EMC Bundles Up For SMBs

Special pricing, partner rebates accompany new Insignia releases

CRN logo By Joseph F. Kovar, ChannelWeb

3:00 PM EDT Fri. Apr. 21, 2006
From the April 24, 2006 issue of CRN
Page 1 of 2
EMC continues to push into the small-business space with special pricing and a $500 rebate to solution providers that take the vendor’s e-mail and data-protection bundles to their smaller clients.

The move is the latest in a series of new product releases the vendor is using to show it is a force to be reckoned with in the SMB space. Until only a few years ago, EMC focused exclusively on the enterprise market.

The Hopkinton, Mass.-based vendor’s latest foray in this space is the release of two new bundles from its EMC Insignia small-business product lineup. The new bundles are based on EMC’s Clariion AX150 and AX150i entry-level storage arrays, which the vendor introduced early last week. The AX150 has a Fibre Channel interface, while the AX150i has an iSCSI interface.

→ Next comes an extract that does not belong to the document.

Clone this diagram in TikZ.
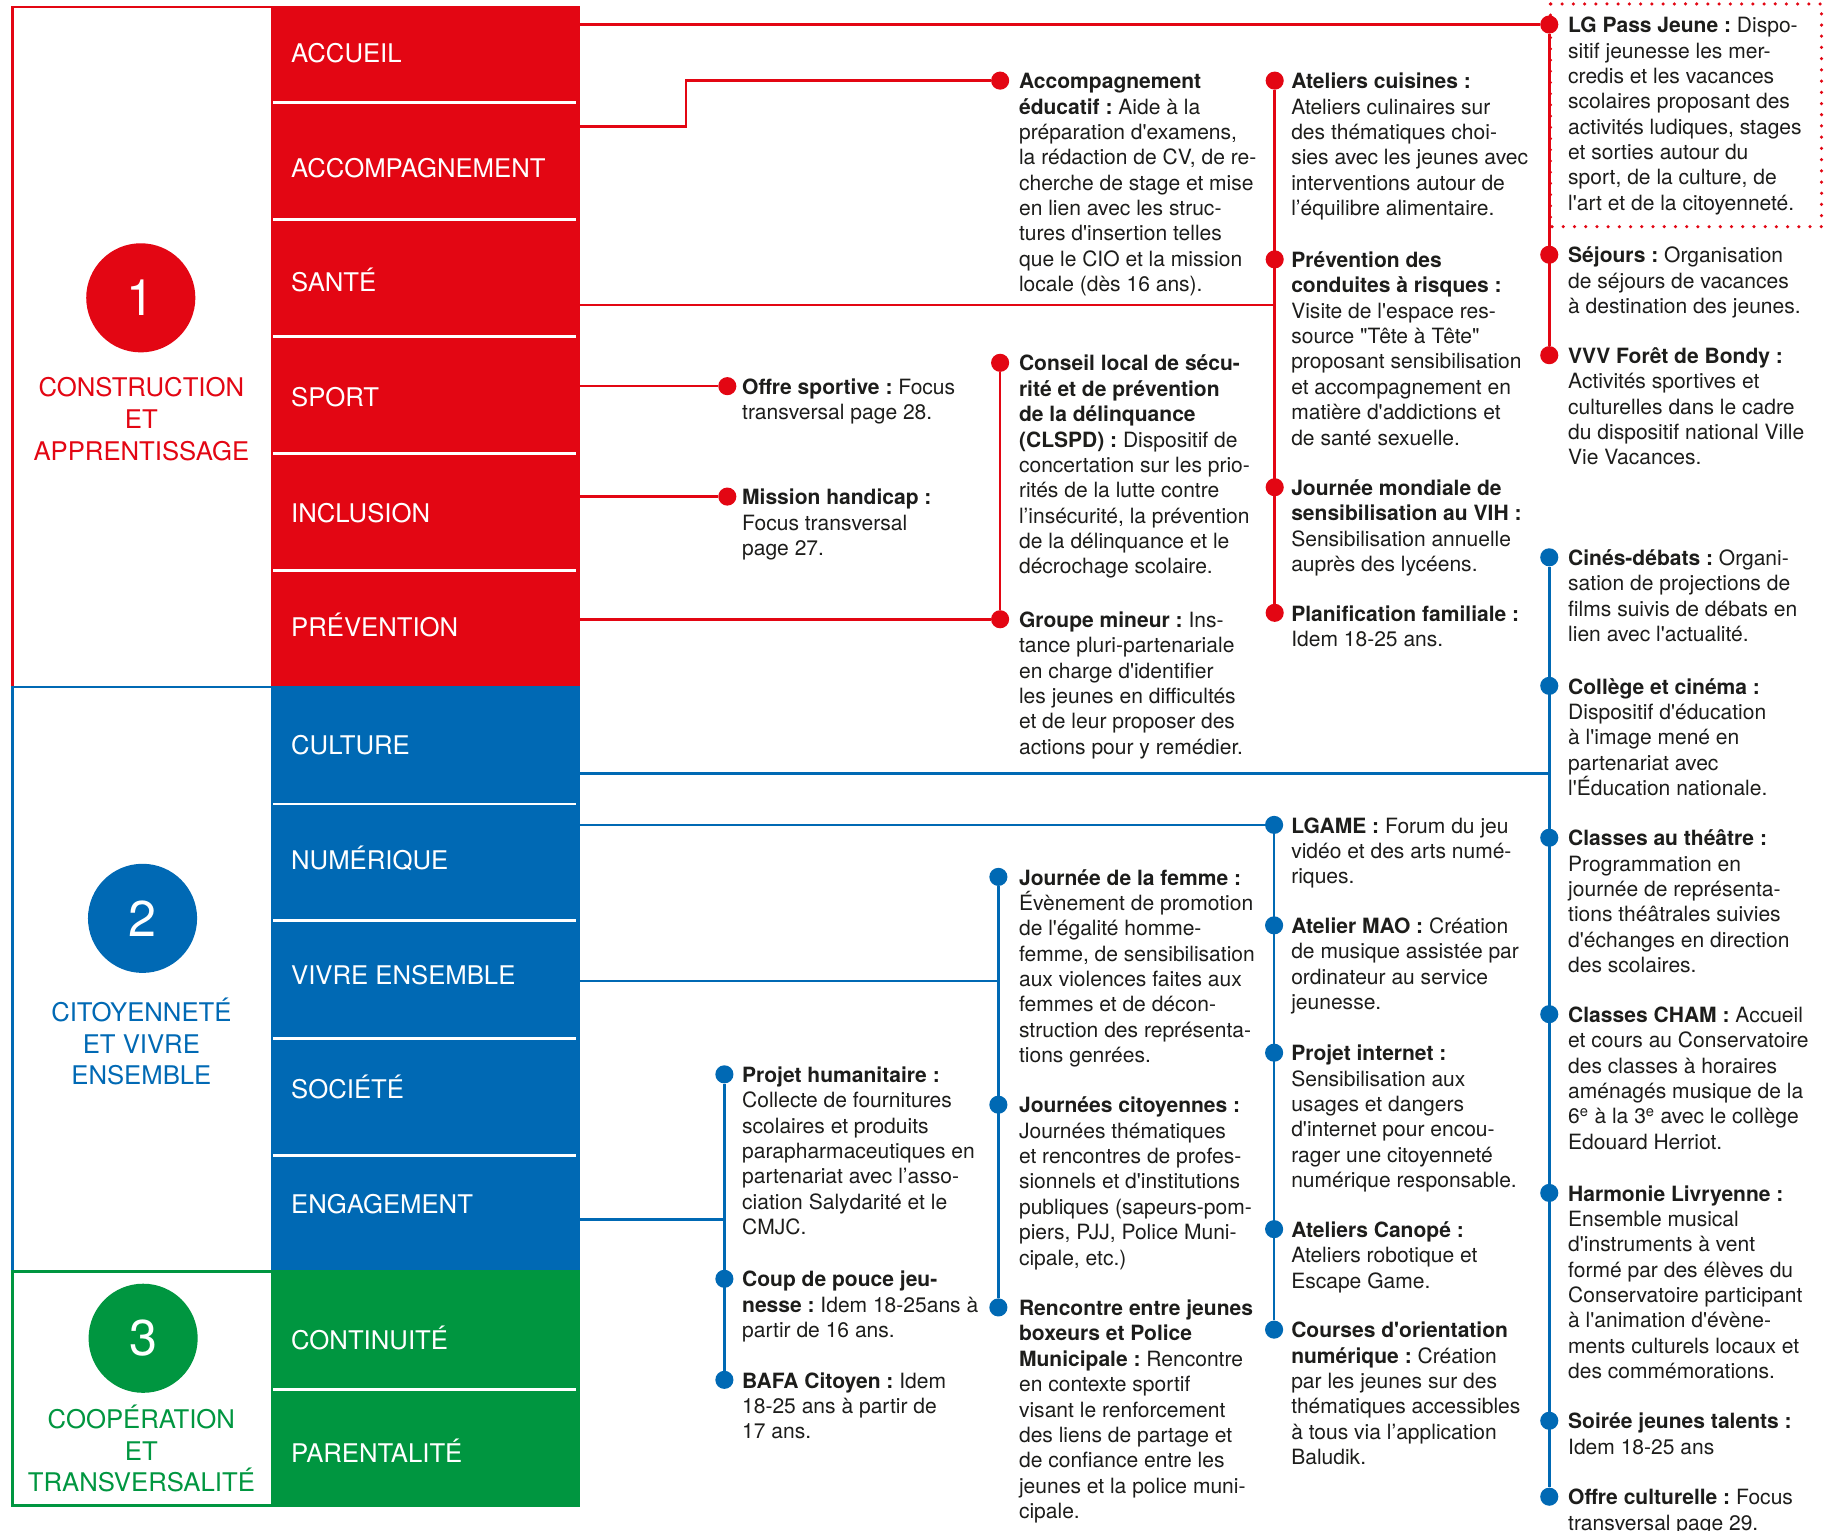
\documentclass[tikz,border=0pt]{standalone}
\usepackage{fontspec}
\setmainfont{TeX Gyre Heros}[Ligatures=TeXOff]
\usetikzlibrary{calc}
\frenchspacing
\definecolor{cred}{HTML}{E30613}
\definecolor{cblue}{HTML}{0069B4}
\definecolor{cgreen}{HTML}{009640}
\definecolor{ctext}{HTML}{1D1D1B}
\newcommand\blk[1]{\vtop{\baselineskip=21.7pt\lineskiplimit=-50pt\lineskip=0pt #1}}
\newcommand\li[1]{\hbox{#1}}
\newcommand\ctr[1]{\vtop{\baselineskip=27.3pt\lineskiplimit=-50pt\lineskip=0pt\halign{\hfil##\hfil\cr#1\crcr}}}
\begin{document}
\begin{tikzpicture}[x=1pt,y=-1pt,
  txt/.style={anchor=base west, inner sep=0pt, text=ctext, font=\fontsize{18}{21.7}\selectfont\frenchspacing},
  dotr/.style={circle, fill=cred, inner sep=0pt, minimum size=15.5pt},
  dotb/.style={circle, fill=cblue, inner sep=0pt, minimum size=15.5pt},
  linr/.style={draw=cred, line width=2.2pt},
  linb/.style={draw=cblue, line width=2.2pt},
  rowlab/.style={anchor=west, inner sep=0pt, text=white, font=\fontsize{22}{26}\selectfont, text height=15.8pt, text depth=0pt},
  seclab/.style={anchor=base, inner sep=0pt, font=\fontsize{22}{27.3}\selectfont},
  numc/.style={circle, inner sep=0pt, minimum size=93.4pt, text=white, font=\fontsize{43}{43}\selectfont},
  rowsep/.style={draw=white, line width=2.3pt},
  secframe/.style={line width=2.5pt},
]
\useasboundingbox (0,0) rectangle (1568,1310);
\fill[white] (0,0) rectangle (1568,1310);

% ---------- left structure ----------
\draw[secframe, draw=cred] (11,6) rectangle (495,588);
\fill[cred] (232,6) rectangle (495,588);
\draw[secframe, draw=cblue] (11,588) rectangle (495,1088.5);
\fill[cblue] (232,588) rectangle (495,1088.5);
\draw[secframe, draw=cgreen] (11,1088.5) rectangle (495,1288.5);
\fill[cgreen] (232,1088.5) rectangle (495,1288.5);
\foreach \yy in {88,188,288,388,488,688,788,889,989,1189}
  \draw[rowsep] (234,\yy) -- (493,\yy);

\node[numc, fill=cred] (n1) at (120.5,254.9) {1};
\node[numc, fill=cblue] (n2) at (122,786) {2};
\node[numc, fill=cgreen] (n3) at (122.5,1145.4) {3};
\node[seclab, text=cred] (sec1) at (121,339.7) {\ctr{CONSTRUCTION\cr ET\cr APPRENTISSAGE}};
\node[seclab, text=cblue] (sec2) at (121,874) {\ctr{CITOYENNETÉ\cr ET VIVRE\cr ENSEMBLE}};
\node[seclab, text=cgreen] (sec3) at (121,1222.3) {\ctr{COOPÉRATION\cr ET\cr TRANSVERSALITÉ}};

\node[rowlab] (r-accueil) at (249,46) {ACCUEIL};
\node[rowlab] (r-accomp) at (249,144) {ACCOMPAGNEMENT};
\node[rowlab] (r-sante) at (249,242) {SANTÉ};
\node[rowlab] (r-sport) at (249,340) {SPORT};
\node[rowlab] (r-incl) at (249,439) {INCLUSION};
\node[rowlab] (r-prev) at (249,537) {PRÉVENTION};
\node[rowlab] (r-cult) at (249,638) {CULTURE};
\node[rowlab] (r-num) at (249,736) {NUMÉRIQUE};
\node[rowlab] (r-viv) at (249,835) {VIVRE ENSEMBLE};
\node[rowlab] (r-soc) at (249,932) {SOCIÉTÉ};
\node[rowlab] (r-eng) at (249,1031) {ENGAGEMENT};
\node[rowlab] (r-cont) at (249,1147) {CONTINUITÉ};
\node[rowlab] (r-par) at (249,1244) {PARENTALITÉ};

% ---------- connector start points on the column edge ----------
\coordinate (s-accueil) at (495,21);
\coordinate (s-accomp) at (495,108.4);
\coordinate (k-accomp) at (587,108.4);
\coordinate (s-sante) at (495,261);
\coordinate (s-sport) at (495,330.5);
\coordinate (s-incl) at (495,425);
\coordinate (s-prev) at (495,530);
\coordinate (s-cult) at (495,661.8);
\coordinate (s-num) at (495,706);
\coordinate (s-viv) at (495,839.6);
\coordinate (s-eng) at (495,1043.6);

% ---------- dots ----------
\node[dotr] (d-lg) at (1326,21) {};
\node[dotr] (d-sej) at (1326,218) {};
\node[dotr] (d-vvv) at (1326,304) {};
\node[dotr] (d-acc) at (856,69) {};
\node[dotr] (d-cls) at (856,310.5) {};
\node[dotr] (d-grp) at (856,530) {};
\node[dotr] (d-cui) at (1091,69) {};
\node[dotr] (d-pre) at (1091,222) {};
\node[dotr] (d-vih) at (1091,417) {};
\node[dotr] (d-pla) at (1091,524.5) {};
\node[dotr] (d-spo) at (622.5,330.5) {};
\node[dotr] (d-han) at (622.5,425) {};

\node[dotb] (d-cin) at (1326,477) {};
\node[dotb] (d-col) at (1326,587) {};
\node[dotb] (d-the) at (1326,717) {};
\node[dotb] (d-cha) at (1326,868) {};
\node[dotb] (d-har) at (1326,1021) {};
\node[dotb] (d-soi) at (1326,1216) {};
\node[dotb] (d-ocu) at (1326,1281) {};
\node[dotb] (d-lga) at (1090.5,706) {};
\node[dotb] (d-mao) at (1090.5,792) {};
\node[dotb] (d-int) at (1090.5,901) {};
\node[dotb] (d-can) at (1090.5,1052) {};
\node[dotb] (d-cou) at (1090.5,1138) {};
\node[dotb] (d-fem) at (854.5,750.5) {};
\node[dotb] (d-cit) at (854.5,945.5) {};
\node[dotb] (d-ren) at (854.5,1119) {};
\node[dotb] (d-hum) at (620,919.5) {};
\node[dotb] (d-pou) at (620,1094.5) {};
\node[dotb] (d-baf) at (620,1181) {};

% ---------- connectors ----------
\draw[linr] (s-accueil) -- (d-lg);
\draw[linr] (s-accomp) -- (k-accomp) |- (d-acc);
\draw[linr] (s-sante) -- (s-sante -| d-cui);
\draw[linr] (d-cui) -- (d-pla);
\draw[linr] (s-sport) -- (d-spo);
\draw[linr] (s-incl) -- (d-han);
\draw[linr] (s-prev) -- (d-grp);
\draw[linr] (d-cls) -- (d-grp);
\draw[linr] (d-lg) -- (d-vvv);
\draw[draw=cred, line width=3pt, line cap=round, dash pattern=on 0pt off 9.6pt] (1327,3.4) rectangle (1559,194);

\draw[linb] (s-cult) -- (s-cult -| d-cin);
\draw[linb] (d-cin) -- (d-ocu);
\draw[linb] (s-num) -- (d-lga);
\draw[linb] (d-lga) -- (d-cou);
\draw[linb] (s-viv) -- (s-viv -| d-fem);
\draw[linb] (d-fem) -- (d-ren);
\draw[linb] (s-eng) -- (s-eng -| d-hum);
\draw[linb] (d-hum) -- (d-baf);

% ---------- texts: column D ----------
\node[txt] (t-lg) at (1342,28) {\blk{\li{\textbf{LG Pass Jeune :} Dispo-}\li{sitif jeunesse les mer-}\li{credis et les vacances}\li{scolaires proposant des}\li{activités ludiques, stages}\li{et sorties autour du}\li{sport, de la culture, de}\li{l'art et de la citoyenneté.}}};
\node[txt] (t-sej) at (1342,225) {\blk{\li{\textbf{Séjours :} Organisation}\li{de séjours de vacances}\li{à destination des jeunes.}}};
\node[txt] (t-vvv) at (1342,311) {\blk{\li{\textbf{VVV Forêt de Bondy :}}\li{Activités sportives et}\li{culturelles dans le cadre}\li{du dispositif national Ville}\li{Vie Vacances.}}};
\node[txt] (t-cin) at (1342,484) {\blk{\li{\textbf{Cinés-débats :} Organi-}\li{sation de projections de}\li{films suivis de débats en}\li{lien avec l'actualité.}}};
\node[txt] (t-col) at (1342,594) {\blk{\li{\textbf{Collège et cinéma :}}\li{Dispositif d'éducation}\li{à l'image mené en}\li{partenariat avec}\li{l'Éducation nationale.}}};
\node[txt] (t-the) at (1342,724) {\blk{\li{\textbf{Classes au théâtre :}}\li{Programmation en}\li{journée de représenta-}\li{tions théâtrales suivies}\li{d'échanges en direction}\li{des scolaires.}}};
\node[txt] (t-cha) at (1342,875) {\blk{\li{\textbf{Classes CHAM :} Accueil}\li{et cours au Conservatoire}\li{des classes à horaires}\li{aménagés musique de la}\li{6\textsuperscript{e} à la 3\textsuperscript{e} avec le collège}\li{Edouard Herriot.}}};
\node[txt] (t-har) at (1342,1028) {\blk{\li{\textbf{Harmonie Livryenne :}}\li{Ensemble musical}\li{d'instruments à vent}\li{formé par des élèves du}\li{Conservatoire participant}\li{à l'animation d'évène-}\li{ments culturels locaux et}\li{des commémorations.}}};
\node[txt] (t-soi) at (1342,1223) {\blk{\li{\textbf{Soirée jeunes talents :}}\li{Idem 18-25 ans}}};
\node[txt] (t-ocu) at (1342,1288) {\blk{\li{\textbf{Offre culturelle :} Focus}\li{transversal page 29.}}};

% ---------- texts: column C ----------
\node[txt] (t-cui) at (1105,76) {\blk{\li{\textbf{Ateliers cuisines :}}\li{Ateliers culinaires sur}\li{des thématiques choi-}\li{sies avec les jeunes avec}\li{interventions autour de}\li{l’équilibre alimentaire.}}};
\node[txt] (t-pre) at (1105,229) {\blk{\li{\textbf{Prévention des}}\li{\textbf{conduites à risques :}}\li{Visite de l'espace res-}\li{source "Tête à Tête"}\li{proposant sensibilisation}\li{et accompagnement en}\li{matière d'addictions et}\li{de santé sexuelle.}}};
\node[txt] (t-vih) at (1105,424) {\blk{\li{\textbf{Journée mondiale de}}\li{\textbf{sensibilisation au VIH :}}\li{Sensibilisation annuelle}\li{auprès des lycéens.}}};
\node[txt] (t-pla) at (1105,531.5) {\blk{\li{\textbf{Planification familiale :}}\li{Idem 18-25 ans.}}};
\node[txt] (t-lga) at (1105,713) {\blk{\li{\textbf{LGAME :} Forum du jeu}\li{vidéo et des arts numé-}\li{riques.}}};
\node[txt] (t-mao) at (1105,799) {\blk{\li{\textbf{Atelier MAO :} Création}\li{de musique assistée par}\li{ordinateur au service}\li{jeunesse.}}};
\node[txt] (t-int) at (1105,908) {\blk{\li{\textbf{Projet internet :}}\li{Sensibilisation aux}\li{usages et dangers}\li{d'internet pour encou-}\li{rager une citoyenneté}\li{numérique responsable.}}};
\node[txt] (t-can) at (1105,1059) {\blk{\li{\textbf{Ateliers Canopé :}}\li{Ateliers robotique et}\li{Escape Game.}}};
\node[txt] (t-cou) at (1105,1145) {\blk{\li{\textbf{Courses d'orientation}}\li{\textbf{numérique :} Création}\li{par les jeunes sur des}\li{thématiques accessibles}\li{à tous via l’application}\li{Baludik.}}};

% ---------- texts: column B ----------
\node[txt] (t-acc) at (872,76) {\blk{\li{\textbf{Accompagnement}}\li{\textbf{éducatif :} Aide à la}\li{préparation d'examens,}\li{la rédaction de CV, de re-}\li{cherche de stage et mise}\li{en lien avec les struc-}\li{tures d'insertion telles}\li{que le CIO et la mission}\li{locale (dès 16 ans).}}};
\node[txt] (t-cls) at (872,317.5) {\blk{\li{\textbf{Conseil local de sécu-}}\li{\textbf{rité et de prévention}}\li{\textbf{de la délinquance}}\li{\textbf{(CLSPD) :} Dispositif de}\li{concertation sur les prio-}\li{rités de la lutte contre}\li{l’insécurité, la prévention}\li{de la délinquance et le}\li{décrochage scolaire.}}};
\node[txt] (t-grp) at (872,537) {\blk{\li{\textbf{Groupe mineur :} Ins-}\li{tance pluri-partenariale}\li{en charge d'identifier}\li{les jeunes en difficultés}\li{et de leur proposer des}\li{actions pour y remédier.}}};
\node[txt] (t-fem) at (872,757.5) {\blk{\li{\textbf{Journée de la femme :}}\li{Évènement de promotion}\li{de l'égalité homme-}\li{femme, de sensibilisation}\li{aux violences faites aux}\li{femmes et de décon-}\li{struction des représenta-}\li{tions genrées.}}};
\node[txt] (t-cit) at (872,952.5) {\blk{\li{\textbf{Journées citoyennes :}}\li{Journées thématiques}\li{et rencontres de profes-}\li{sionnels et d'institutions}\li{publiques (sapeurs-pom-}\li{piers, PJJ, Police Muni-}\li{cipale, etc.)}}};
\node[txt] (t-ren) at (872,1126) {\blk{\li{\textbf{Rencontre entre jeunes}}\li{\textbf{boxeurs et Police}}\li{\textbf{Municipale :} Rencontre}\li{en contexte sportif}\li{visant le renforcement}\li{des liens de partage et}\li{de confiance entre les}\li{jeunes et la police muni-}\li{cipale.}}};

% ---------- texts: column A ----------
\node[txt] (t-spo) at (635,337.5) {\blk{\li{\textbf{Offre sportive :} Focus}\li{transversal page 28.}}};
\node[txt] (t-han) at (635,432) {\blk{\li{\textbf{Mission handicap :}}\li{Focus transversal}\li{page 27.}}};
\node[txt] (t-hum) at (635,926.5) {\blk{\li{\textbf{Projet humanitaire :}}\li{Collecte de fournitures}\li{scolaires et produits}\li{parapharmaceutiques en}\li{partenariat avec l’asso-}\li{ciation Salydarité et le}\li{CMJC.}}};
\node[txt] (t-pou) at (635,1101.5) {\blk{\li{\textbf{Coup de pouce jeu-}}\li{\textbf{nesse :} Idem 18-25ans à}\li{partir de 16 ans.}}};
\node[txt] (t-baf) at (635,1188) {\blk{\li{\textbf{BAFA Citoyen :} Idem}\li{18-25 ans à partir de}\li{17 ans.}}};
\end{tikzpicture}
\end{document}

The first bundle, EMC Insignia Solution for Exchange, includes an array with five 500-Gbyte SATA drives for a total capacity of 2.5 Tbytes, as well as the company’s EMC Storage Administrator for Exchange SMB Edition and EMC Retrospect for Windows backup and recovery software. It is aimed at automating the management of Microsoft Exchange data and migrating customers to Microsoft Exchange Server 2003.

The bundle is suitable for small businesses with four to six servers that have not made the move to a SAN, said Don Chouinard, director of product planning and messaging for the Insignia line. “VARs need to convince customers to stop buying JBOD [just a bunch of disks, or non-RAID] arrays and go for RAID,” he said. “Otherwise, if a disk fails, they can lose their data.”

The other bundle, EMC Insignia Solution for Data Protection, includes six 500-Gbyte SATA drives in the array, along with EMC Retrospect for Windows. It is aimed at automating the protection of data on a small business’s servers, desktops, notebook PCs and workstations. “Customers realize backups are not getting done,” Chouinard said. “Between 40 [percent] and 60 percent of desktops and notebooks are not getting backed up.”

The EMC Insignia Solution for Exchange is bundle-priced starting at $12,495, which Chouinard said is some $1,200 less than the cost of the different products when bought separately. The EMC Insignia Solution for Data Protection bundle starts at $11,995, at least $900 less than the individual component pricing. Both are currently available, and both qualify for a $500 rebate for solution providers selling them during the second quarter, he said.